Sorry about the typo. But my problem remains. Could you show a bit more on the decoupling process?
 
If you multiply 2 power series [itex]\sum_{k=0}^\infty a_k z^k[/itex] and [itex]\sum_{k=0}^\infty b_k z^k[/itex], the coefficients in the power series of of the product are given by the discrete convolution.

To get the term with [itex]z^n[/itex] in the product you need to add up all products [itex]a_k z^k b_{n-k}z^{n-k}[/itex], [itex]0\le k \le n[/itex]. Thus the coefficient at [itex]z^n[/itex] is given by [itex]\sum_{k=0}^n a_k b_{n-k}[/itex]

In your case [itex]a_k = F(r,k)[/itex], [itex]b_k = P(0, k)[/itex].
 
Hawkeye18 said:
If you multiply 2 power series [itex]\sum_{k=0}^\infty a_k z^k[/itex] and [itex]\sum_{k=0}^\infty b_k z^k[/itex], the coefficients in the power series of of the product are given by the discrete convolution.

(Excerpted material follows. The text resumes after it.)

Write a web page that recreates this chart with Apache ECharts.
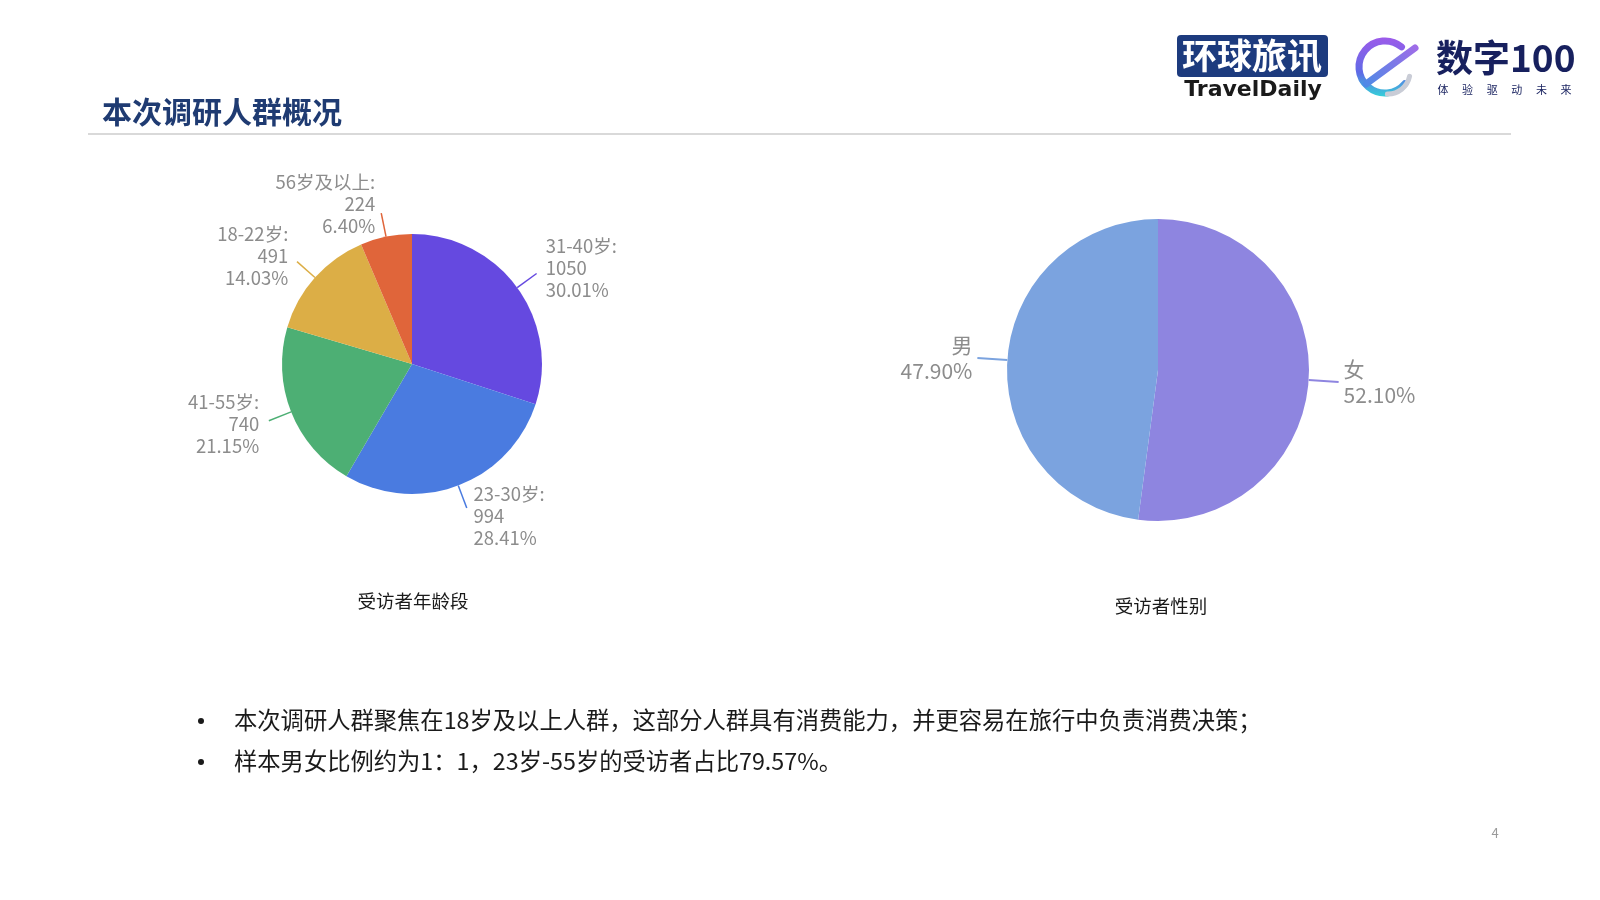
<!DOCTYPE html>
<html><head><meta charset="utf-8">
<script src="https://cdn.jsdelivr.net/npm/echarts@6/dist/echarts.min.js"></script>
<style>html,body{margin:0;padding:0;background:#fff}#c{width:1600px;height:900px}</style>
</head><body><div id="c"></div>
<script>
const ageCategories = ['31-40岁', '23-30岁', '41-55岁', '18-22岁', '56岁及以上'];
const ageValues = [1050, 994, 740, 491, 224];
const ageColors = ['#6549E0', '#4A7BE0', '#4DAF74', '#DCAE46', '#E0653A'];
const genderCategories = ['女', '男'];
const genderValues = [1823, 1676];
const genderColors = ['#8E85E0', '#7BA3DF'];
const pageTitle = '本次调研人群概况';
const chartCaptions = ['受访者年龄段', '受访者性别'];
const bulletTexts = [
  '本次调研人群聚焦在18岁及以上人群，这部分人群具有消费能力，并更容易在旅行中负责消费决策；',
  '样本男女比例约为1：1，23岁-55岁的受访者占比79.57%。'
];
const pageNumber = '4';
const logoSubChars = ['体', '验', '驱', '动', '未', '来'];

const FONT = '"Noto Sans CJK SC", "Microsoft YaHei", sans-serif';
const chart = echarts.init(document.getElementById('c'));

function txt(x, y, text, opt) {
  return {
    type: 'text', x: x, y: y, silent: true,
    style: Object.assign({
      text: text, fontFamily: FONT, fontSize: 16, fill: '#222',
      textAlign: 'left', textVerticalAlign: 'middle'
    }, opt || {})
  };
}

const graphics = [
  txt(102, 112, pageTitle, {fontSize: 30, fontWeight: 'bold', fill: '#1F3B72'}),
  {type: 'line', silent: true, shape: {x1: 88, y1: 134, x2: 1511, y2: 134}, style: {stroke: '#D9D9D9', lineWidth: 2}},
  txt(413, 601, chartCaptions[0], {fontSize: 18.5, textAlign: 'center', fill: '#1a1a1a'}),
  txt(1161, 606, chartCaptions[1], {fontSize: 18.5, textAlign: 'center', fill: '#1a1a1a'}),
  txt(1495, 833, pageNumber, {fontSize: 13, textAlign: 'center', fill: '#9a9a9a'}),
  // logo 1
  {type: 'rect', silent: true, shape: {x: 1177, y: 35, width: 151, height: 42, r: 4}, style: {fill: '#1D3B7E'}},
  txt(1252, 56, '环球旅讯', {fontSize: 35, fontWeight: 'bold', fill: '#fff', textAlign: 'center'}),
  txt(1253, 90, 'TravelDaily', {fontSize: 22, fontWeight: 'bold', fill: '#1a1a1a', textAlign: 'center', fontFamily: '"DejaVu Sans", "Liberation Sans", sans-serif'}),
  // logo 2 swirl
  {type: 'arc', silent: true, shape: {cx: 1385, cy: 67, r: 26, startAngle: 0.7, endAngle: 5.4, clockwise: true},
    style: {fill: 'none', lineWidth: 7, lineCap: 'round', stroke: new echarts.graphic.LinearGradient(0, 0, 0, 1, [{offset: 0, color: '#9C5BEA'}, {offset: 0.6, color: '#5E6BE6'}, {offset: 1, color: '#35D0D8'}])}},
  {type: 'line', silent: true, shape: {x1: 1366, y1: 84, x2: 1415, y2: 48},
    style: {lineWidth: 7, lineCap: 'round', stroke: new echarts.graphic.LinearGradient(0, 1, 1, 0, [{offset: 0, color: '#4A8BE6'}, {offset: 1, color: '#A36BE8'}])}},
  {type: 'arc', silent: true, shape: {cx: 1388, cy: 72, r: 22, startAngle: 0.2, endAngle: 1.6, clockwise: true},
    style: {fill: 'none', lineWidth: 5, lineCap: 'round', stroke: '#C9CCD6'}},
  txt(1436, 58, '数字100', {fontSize: 37, fontWeight: 'bold', fill: '#17205E'})
];
logoSubChars.forEach(function (c, i) {
  graphics.push(txt(1443 + i * 24.6, 90, c, {fontSize: 11, fill: '#17205E', textAlign: 'center'}));
});
bulletTexts.forEach(function (t, i) {
  const y = 720 + i * 41;
  graphics.push({type: 'circle', silent: true, shape: {cx: 201, cy: y + 1, r: 3}, style: {fill: '#1a1a1a'}});
  graphics.push(txt(234, y, t, {fontSize: 23.3, fill: '#1a1a1a'}));
});

// push each label a little further along its own leader line
function pushAlongLine(kx, ky) {
  return function (p) {
    const pts = p.labelLinePoints;
    if (!pts || pts.length < 2) return {hideOverlap: false};
    const ddx = pts[1][0] - pts[0][0], ddy = pts[1][1] - pts[0][1];
    const len = Math.sqrt(ddx * ddx + ddy * ddy) || 1;
    return {dx: kx * ddx / len, dy: ky * ddy / len, hideOverlap: false};
  };
}

chart.setOption({
  backgroundColor: '#fff',
  animation: false,
  graphic: graphics,
  series: [
    {
      type: 'pie',
      center: [412, 364],
      radius: [0, 130],
      startAngle: 90,
      clockwise: true,
      avoidLabelOverlap: false,
      data: ageCategories.map(function (n, i) { return {name: n, value: ageValues[i], itemStyle: {color: ageColors[i]}}; }),
      label: {
        show: true, position: 'outside', fontFamily: FONT, fontSize: 18.5, lineHeight: 22, color: '#8C8C8C',
        formatter: function (p) { return p.name + ':\n' + p.value + '\n' + p.percent.toFixed(2) + '%'; }
      },
      labelLine: {show: true, length: 24, length2: 0, smooth: false, lineStyle: {width: 1.5}},
      labelLayout: pushAlongLine(5, 9),
      emphasis: {disabled: true}
    },
    {
      type: 'pie',
      center: [1158, 370],
      radius: [0, 151],
      startAngle: 90,
      clockwise: true,
      avoidLabelOverlap: false,
      data: genderCategories.map(function (n, i) { return {name: n, value: genderValues[i], itemStyle: {color: genderColors[i]}}; }),
      label: {
        show: true, position: 'outside', fontFamily: FONT, fontSize: 21, lineHeight: 26, color: '#8C8C8C',
        formatter: function (p) { return p.name + '\n' + p.percent.toFixed(2) + '%'; }
      },
      labelLine: {show: true, length: 30, length2: 0, smooth: false, lineStyle: {width: 2}},
      emphasis: {disabled: true}
    }
  ]
});
</script>
</body></html>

To get the term with [itex]z^n[/itex] in the product you need to add up all products [itex]a_k z^k b_{n-k}z^{n-k}[/itex], [itex]0\le k \le n[/itex]. Thus the coefficient at [itex]z^n[/itex] is given by [itex]\sum_{k=0}^n a_k b_{n-k}[/itex]

In your case [itex]a_k = F(r,k)[/itex], [itex]b_k = P(0, k)[/itex].

Thanks! Starting from the result is indeed easier!